0.5% of edits have mw-new-redirect.
0.04% of edits have mw-removed-redirect.
Therefore, the tree looks like this:

  • 6% go into the first branch of the OR (creations)
    • 21% of those, or 1.3% total don't do the tag check of the first branch (redirects). Here the time addition is negligible.
    • 79% of those, or 4.7% total do the tag check (non-redirects). Here, the time addition is roughly 1.7ms.
  • 94% go into the second branch of the OR (non-creations)
    • 21% of those, or 29.7% of the total, stop here (redirects). Here the time addition is negligible.
    • 79% of those, or 74.2% of the total, do the first tag check (non-redirects)
      • 99.96% of those, or 74.1% of the total, stop here (not redir removals). Here, the time addition is roughly 1.7ms.
      • 0.04% of those, or 0.03% of the total, do the last check (redir removals). Here, the time addition is very roughly 200ms.

So for 99.97% of edits, the addition is <1.7ms, and for the other 0.03%, it's ~=200ms.
This change would on average add 0.9997*1.7 + 0.0003*200 = 1.75ms per edit.
I'm checking the real performance impact right now.

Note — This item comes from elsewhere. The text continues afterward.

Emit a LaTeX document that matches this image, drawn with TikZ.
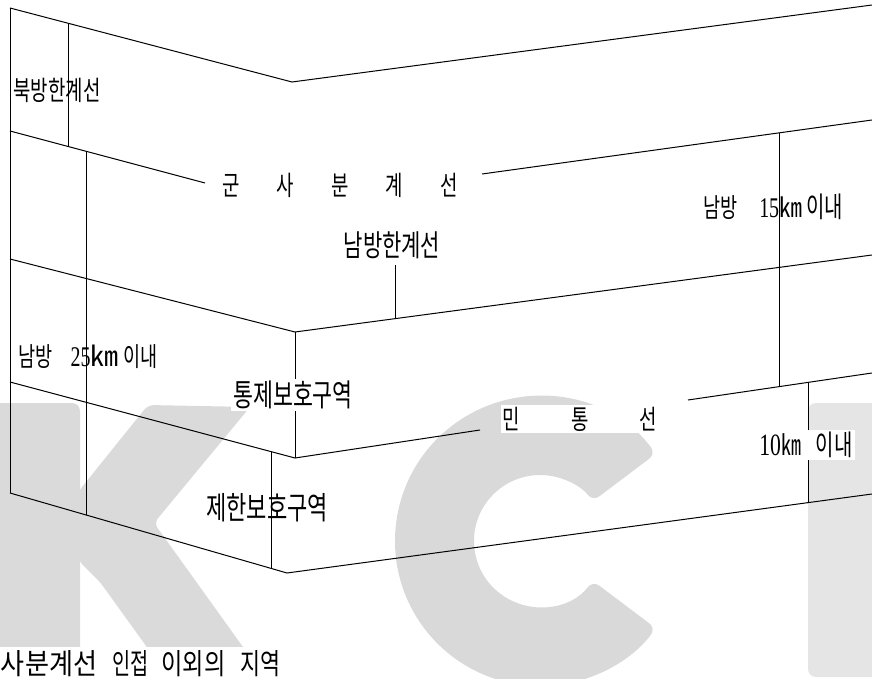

Testing with this, at >330K edits: this made time grow from 68s to 139s; which is +71s; or 0.21ms/edit. That's better than my predictions, but still much too slow.
Removing the last expensive test, that brings it to 109s; which is +31s; or 0.09ms/edit. That's still very slow, and I don't think it's worth it, especially knowing that removing this last expensive test means that anyone who removed a redirect gets the page counted as created by them.
Except if we can make those tag checks significantly faster, we'll have to decline this. The root issue is that we can't just JOIN, because each tag has a separate row in change_tag.